A Labor government would halve the capital gains tax discount and limit negative gearing to those investing in new properties while grandfathering existing arrangements.
"Labor's housing affordability policies have been specifically designed to stimulate new housing supply," Mr Bowen argued in a statement.
Mr Reardon said the modelling shows while raising the capital gains tax would deliver a $500 million revenue gain for the federal government, it would be dwarfed by stamp duty tax losses to the states in excess of $1 billion per year.
"Increasing the tax on housing will result in less investment in housing, fewer houses being built and inevitably a worsening of the affordability challenge," Mr Reardon said.
He said the Reserve Bank, the Productivity Commission and federal and state treasurers have all identified the constraints on the supply of housing as an underlying cause of the housing affordability challenge.
But Mr Bowen says the association is at odds with an ever-increasing list of organisations and individuals calling for negative gearing and capital gains tax reforms.
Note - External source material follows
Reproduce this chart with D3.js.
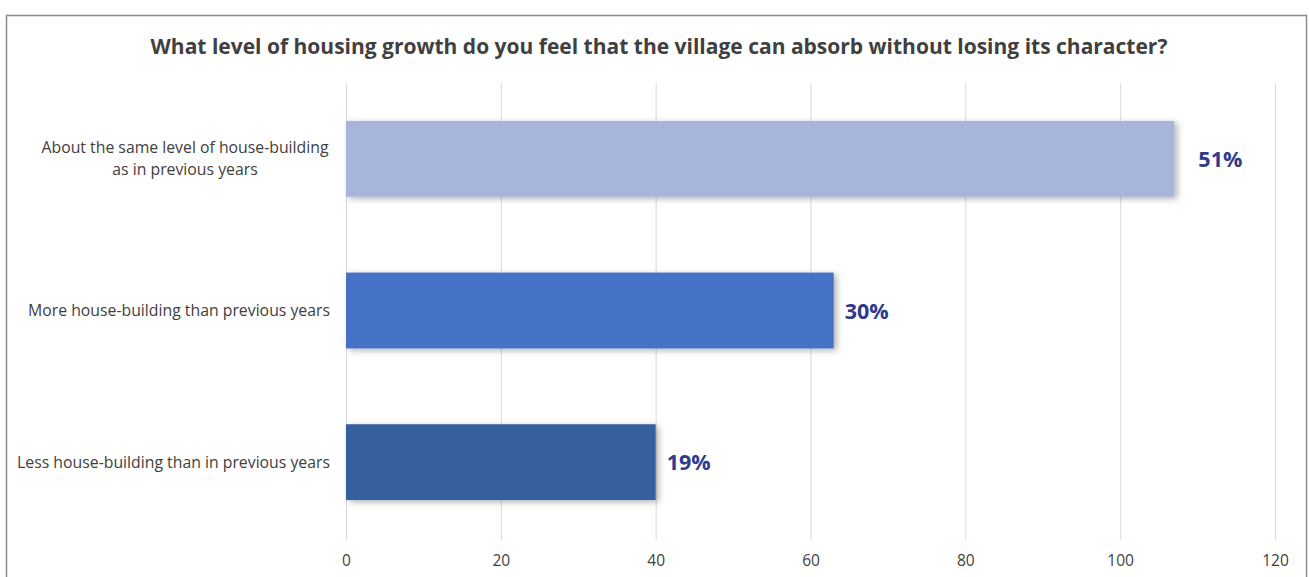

These include the International Monetary Fund, the Organisation for International Cooperation and Development, the Grattan Institute, ACOSS, the Committee for Economic Development in Australia, the Australian Institute of Company Directors and the government's own financial system inquiry.
"Even the Property Council of Australia has a policy position in favour of cutting the capital gains tax discount from 50 to 40 per cent," he said.